───── DATASET EXCERPT ─────
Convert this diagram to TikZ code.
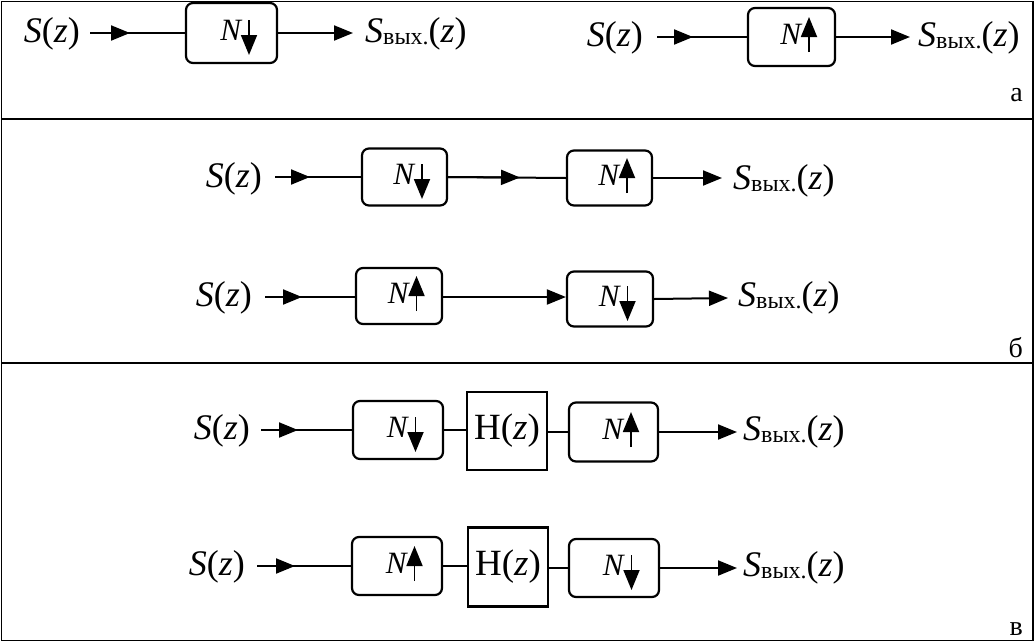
\documentclass[tikz,border=0pt]{standalone}
\usepackage{fontspec}
\setmainfont{Liberation Serif}
\usetikzlibrary{arrows.meta}
\newcommand{\mySz}{\textit{S}(\textit{z})}
\newcommand{\myOut}{\textit{S}\raisebox{-2pt}{\fontsize{24}{26}\selectfont вых.}(\textit{z})}
\newcommand{\myHz}{H(\textit{z})}
\newcommand{\myN}{\raisebox{3pt}[\height][\depth]{\textit{N}}\hspace{7pt}}
\tikzset{
 panel/.style={line width=1.7pt},
 conn/.style={line width=2pt},
 arr/.style={-{Triangle[length=19pt,width=15pt]}},
 nbox/.style={draw, line width=2.2pt, rounded corners=7pt, inner sep=0pt, font=\fontsize{31}{33}\selectfont},
 hbox/.style={draw, line width=2.2pt, inner sep=0pt, font=\fontsize{37}{42}\selectfont},
 sig/.style={inner sep=0pt, font=\fontsize{36}{42}\selectfont},
 lettertag/.style={inner sep=0pt, anchor=base east, font=\fontsize{28}{32}\selectfont},
 narr/.style={line width=1.8pt, -{Triangle[length=20pt,width=16pt]}},
}
\newcommand{\mydown}[1]{\draw[narr] ([xshift=17.5pt,yshift=13pt]#1.center) -- ([xshift=17.5pt,yshift=-22pt]#1.center);}
\newcommand{\myup}[1]{\draw[narr] ([xshift=17.5pt,yshift=-15pt]#1.center) -- ([xshift=17.5pt,yshift=20pt]#1.center);}
\begin{document}
\begin{tikzpicture}[x=1pt,y=-1pt]
\useasboundingbox (0,0) rectangle (1035,643);
% frame
\draw[panel] (1.5,1.5) rectangle (1033,640.5);
\draw[panel] (1.5,119) -- (1033,119);
\draw[panel] (1.5,363) -- (1033,363);
\node[lettertag] (ta) at (1023,101) {а};
\node[lettertag] (tb) at (1023,357) {б};
\node[lettertag] (tc) at (1023,635) {в};

% panel a left
\node[sig, anchor=east] (aIn) at (80,34) {\mySz};
\node[nbox, minimum width=91pt, minimum height=60pt] (aB) at (231.5,33) {\myN};
\node[sig, anchor=west] (aOut) at (365,34) {\myOut};
\coordinate (aS) at (90,33); \coordinate (aT) at (130,33); \coordinate (aE) at (353,33);
\draw[conn] (aS) -- (aB.west);
\draw[conn,arr] (aS) -- (aT);
\draw[conn,arr] (aB.east) -- (aE);
\mydown{aB}

% panel a right
\node[sig, anchor=east] (a2In) at (643,38) {\mySz};
\node[nbox, minimum width=87pt, minimum height=58pt] (a2B) at (791.5,37) {\myN};
\node[sig, anchor=west] (a2Out) at (918,38) {\myOut};
\coordinate (a2S) at (657,37); \coordinate (a2T) at (693,37); \coordinate (a2E) at (910,37);
\draw[conn] (a2S) -- (a2B.west);
\draw[conn,arr] (a2S) -- (a2T);
\draw[conn,arr] (a2B.east) -- (a2E);
\myup{a2B}

% panel b row 1
\node[sig, anchor=east] (bIn) at (262,179) {\mySz};
\node[nbox, minimum width=85pt, minimum height=57pt] (b1) at (404.5,177) {\myN};
\node[nbox, minimum width=85pt, minimum height=55pt] (b2) at (609.5,178) {\myN};
\node[sig, anchor=west] (bOut) at (733,181) {\myOut};
\coordinate (bS) at (275,177); \coordinate (bT) at (310,177);
\coordinate (bM) at (520,177.5); \coordinate (bE) at (722,178);
\draw[conn] (bS) -- (b1.west);
\draw[conn,arr] (bS) -- (bT);
\draw[conn] (b1.east) -- (b2.west);
\draw[conn,arr] (b1.east) -- (bM);
\draw[conn,arr] (b2.east) -- (bE);
\mydown{b1}
\myup{b2}

% panel b row 2
\node[sig, anchor=east] (cIn) at (252,298) {\mySz};
\node[nbox, minimum width=86pt, minimum height=56pt] (c1) at (399,296) {\myN};
\node[nbox, minimum width=86pt, minimum height=55pt] (c2) at (610,299) {\myN};
\node[sig, anchor=west] (cOut) at (738,298) {\myOut};
\coordinate (cS) at (265,297); \coordinate (cT) at (302,297); \coordinate (cE) at (728,298);
\draw[conn] (cS) -- (c1.west |- cS);
\draw[conn,arr] (cS) -- (cT);
\draw[conn,arr] (c1.east |- cS) -- (c2.west |- cS);
\draw[conn,arr] (c2.east) -- (cE);
\myup{c1}
\mydown{c2}

% panel v row 1
\node[sig, anchor=east] (dIn) at (250,431) {\mySz};
\node[nbox, minimum width=90pt, minimum height=58pt] (d1) at (398,430) {\myN};
\node[hbox, minimum width=80pt, minimum height=78pt] (d2) at (507,431) {\myHz};
\node[nbox, minimum width=89pt, minimum height=59pt] (d3) at (613.5,432) {\myN};
\node[sig, anchor=west] (dOut) at (743,432) {\myOut};
\coordinate (dS) at (261,430); \coordinate (dT) at (298,430); \coordinate (dE) at (737,432);
\draw[conn] (dS) -- (d1.west);
\draw[conn,arr] (dS) -- (dT);
\draw[conn] (d1.east) -- (d2.west |- d1.east);
\draw[conn] (d2.east |- d3.west) -- (d3.west);
\draw[conn,arr] (d3.east) -- (dE);
\mydown{d1}
\myup{d3}

% panel v row 2
\node[sig, anchor=east] (eIn) at (245,567) {\mySz};
\node[nbox, minimum width=90pt, minimum height=58pt] (e1) at (397,566) {\myN};
\node[hbox, minimum width=80pt, minimum height=79pt] (e2) at (508,567) {\myHz};
\node[nbox, minimum width=90pt, minimum height=58pt] (e3) at (614,568) {\myN};
\node[sig, anchor=west] (eOut) at (743,568) {\myOut};
\coordinate (eS) at (257,566); \coordinate (eT) at (295,566); \coordinate (eE) at (737,568);
\draw[conn] (eS) -- (e1.west);
\draw[conn,arr] (eS) -- (eT);
\draw[conn] (e1.east) -- (e2.west |- e1.east);
\draw[conn] (e2.east |- e3.west) -- (e3.west);
\draw[conn,arr] (e3.east) -- (eE);
\myup{e1}
\mydown{e3}
\end{tikzpicture}
\end{document}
─────
• [GIVEN REQUEST]: Copy each line exactly, and leave the pictures out of your copy.

• [ANSWER IN FULL]:
Convert this diagram to TikZ code.
\documentclass[tikz,border=0pt]{standalone}
\usepackage{fontspec}
\setmainfont{Liberation Serif}
\usetikzlibrary{arrows.meta}
\newcommand{\mySz}{\textit{S}(\textit{z})}
\newcommand{\myOut}{\textit{S}\raisebox{-2pt}{\fontsize{24}{26}\selectfont вых.}(\textit{z})}
\newcommand{\myHz}{H(\textit{z})}
\newcommand{\myN}{\raisebox{3pt}[\height][\depth]{\textit{N}}\hspace{7pt}}
\tikzset{
 panel/.style={line width=1.7pt},
 conn/.style={line width=2pt},
 arr/.style={-{Triangle[length=19pt,width=15pt]}},
 nbox/.style={draw, line width=2.2pt, rounded corners=7pt, inner sep=0pt, font=\fontsize{31}{33}\selectfont},
 hbox/.style={draw, line width=2.2pt, inner sep=0pt, font=\fontsize{37}{42}\selectfont},
 sig/.style={inner sep=0pt, font=\fontsize{36}{42}\selectfont},
 lettertag/.style={inner sep=0pt, anchor=base east, font=\fontsize{28}{32}\selectfont},
 narr/.style={line width=1.8pt, -{Triangle[length=20pt,width=16pt]}},
}
\newcommand{\mydown}[1]{\draw[narr] ([xshift=17.5pt,yshift=13pt]#1.center) -- ([xshift=17.5pt,yshift=-22pt]#1.center);}
\newcommand{\myup}[1]{\draw[narr] ([xshift=17.5pt,yshift=-15pt]#1.center) -- ([xshift=17.5pt,yshift=20pt]#1.center);}
\begin{document}
\begin{tikzpicture}[x=1pt,y=-1pt]
\useasboundingbox (0,0) rectangle (1035,643);
% frame
\draw[panel] (1.5,1.5) rectangle (1033,640.5);
\draw[panel] (1.5,119) -- (1033,119);
\draw[panel] (1.5,363) -- (1033,363);
\node[lettertag] (ta) at (1023,101) {а};
\node[lettertag] (tb) at (1023,357) {б};
\node[lettertag] (tc) at (1023,635) {в};

% panel a left
\node[sig, anchor=east] (aIn) at (80,34) {\mySz};
\node[nbox, minimum width=91pt, minimum height=60pt] (aB) at (231.5,33) {\myN};
\node[sig, anchor=west] (aOut) at (365,34) {\myOut};
\coordinate (aS) at (90,33); \coordinate (aT) at (130,33); \coordinate (aE) at (353,33);
\draw[conn] (aS) -- (aB.west);
\draw[conn,arr] (aS) -- (aT);
\draw[conn,arr] (aB.east) -- (aE);
\mydown{aB}

% panel a right
\node[sig, anchor=east] (a2In) at (643,38) {\mySz};
\node[nbox, minimum width=87pt, minimum height=58pt] (a2B) at (791.5,37) {\myN};
\node[sig, anchor=west] (a2Out) at (918,38) {\myOut};
\coordinate (a2S) at (657,37); \coordinate (a2T) at (693,37); \coordinate (a2E) at (910,37);
\draw[conn] (a2S) -- (a2B.west);
\draw[conn,arr] (a2S) -- (a2T);
\draw[conn,arr] (a2B.east) -- (a2E);
\myup{a2B}

% panel b row 1
\node[sig, anchor=east] (bIn) at (262,179) {\mySz};
\node[nbox, minimum width=85pt, minimum height=57pt] (b1) at (404.5,177) {\myN};
\node[nbox, minimum width=85pt, minimum height=55pt] (b2) at (609.5,178) {\myN};
\node[sig, anchor=west] (bOut) at (733,181) {\myOut};
\coordinate (bS) at (275,177); \coordinate (bT) at (310,177);
\coordinate (bM) at (520,177.5); \coordinate (bE) at (722,178);
\draw[conn] (bS) -- (b1.west);
\draw[conn,arr] (bS) -- (bT);
\draw[conn] (b1.east) -- (b2.west);
\draw[conn,arr] (b1.east) -- (bM);
\draw[conn,arr] (b2.east) -- (bE);
\mydown{b1}
\myup{b2}

% panel b row 2
\node[sig, anchor=east] (cIn) at (252,298) {\mySz};
\node[nbox, minimum width=86pt, minimum height=56pt] (c1) at (399,296) {\myN};
\node[nbox, minimum width=86pt, minimum height=55pt] (c2) at (610,299) {\myN};
\node[sig, anchor=west] (cOut) at (738,298) {\myOut};
\coordinate (cS) at (265,297); \coordinate (cT) at (302,297); \coordinate (cE) at (728,298);
\draw[conn] (cS) -- (c1.west |- cS);
\draw[conn,arr] (cS) -- (cT);
\draw[conn,arr] (c1.east |- cS) -- (c2.west |- cS);
\draw[conn,arr] (c2.east) -- (cE);
\myup{c1}
\mydown{c2}

% panel v row 1
\node[sig, anchor=east] (dIn) at (250,431) {\mySz};
\node[nbox, minimum width=90pt, minimum height=58pt] (d1) at (398,430) {\myN};
\node[hbox, minimum width=80pt, minimum height=78pt] (d2) at (507,431) {\myHz};
\node[nbox, minimum width=89pt, minimum height=59pt] (d3) at (613.5,432) {\myN};
\node[sig, anchor=west] (dOut) at (743,432) {\myOut};
\coordinate (dS) at (261,430); \coordinate (dT) at (298,430); \coordinate (dE) at (737,432);
\draw[conn] (dS) -- (d1.west);
\draw[conn,arr] (dS) -- (dT);
\draw[conn] (d1.east) -- (d2.west |- d1.east);
\draw[conn] (d2.east |- d3.west) -- (d3.west);
\draw[conn,arr] (d3.east) -- (dE);
\mydown{d1}
\myup{d3}

% panel v row 2
\node[sig, anchor=east] (eIn) at (245,567) {\mySz};
\node[nbox, minimum width=90pt, minimum height=58pt] (e1) at (397,566) {\myN};
\node[hbox, minimum width=80pt, minimum height=79pt] (e2) at (508,567) {\myHz};
\node[nbox, minimum width=90pt, minimum height=58pt] (e3) at (614,568) {\myN};
\node[sig, anchor=west] (eOut) at (743,568) {\myOut};
\coordinate (eS) at (257,566); \coordinate (eT) at (295,566); \coordinate (eE) at (737,568);
\draw[conn] (eS) -- (e1.west);
\draw[conn,arr] (eS) -- (eT);
\draw[conn] (e1.east) -- (e2.west |- e1.east);
\draw[conn] (e2.east |- e3.west) -- (e3.west);
\draw[conn,arr] (e3.east) -- (eE);
\myup{e1}
\mydown{e3}
\end{tikzpicture}
\end{document}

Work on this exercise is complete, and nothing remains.